Another recent pleasure for me in the realms of world music was listening to the efforts of homegrown talent Bombay Bairag, a collaboration between singers Ashish Ranjan Thakur and Harpreet Hassrat. While the typical Western elements are fused here with Indian
instrumentation on a track called “The Rain”, the sound is much closer to the deep foundation roots of Bombay Bairag’s ethnicity, courtesy the members’

tutelage in Indian classical music, which is obvious from their singing, and the prominent usage of flute. Often, though not always, the aim of world music is to find ways to create unity and harmony between Western instrumentation and more earth- and nature-oriented cultures as can be found within India.

In time, fusion has become a favourite way for adventurous contemporary musicians to broaden their sound with newly found rhythms and, on “The Rain”, this seasonal offering from Bombay Bairag is refreshing.

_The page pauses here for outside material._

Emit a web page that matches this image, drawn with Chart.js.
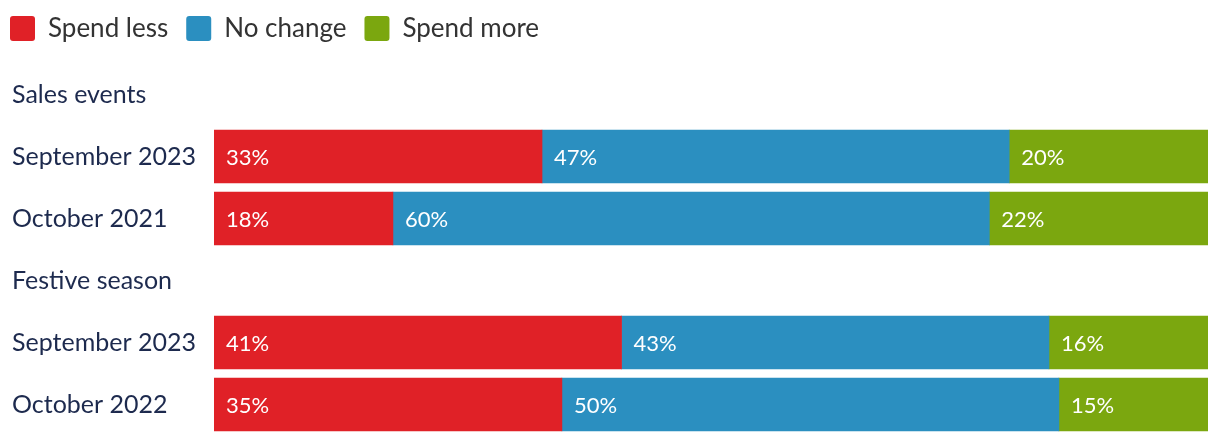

Nevertheless, my first reminiscence of seeing “world music” performed live was back in March 1984 when Shakti – the band fronted by guitarist John McLaughlin – played at the Cooperage Football Grounds in south Mumbai, featuring members Zakir Husain on tabla and L.Shankar on violin.

But the most obvious collaboration that returned world music into global limelight was the success of musician Sting’s collaboration with Algerian-born Mohamed Khelifati, more popularly known as Cheb Mami, on “Desert Rose” in 2000.

However, to truly appreciate world music and make the experience memorable is by seeing the genre performed live, as the homework undertaken by the Let’s Merge team, Dhanashree Pandit-Rai and Merlin D’Souza, in “merging” two genres and beyond remains the perfect base for building yet another well-deserved indigenous world music platform.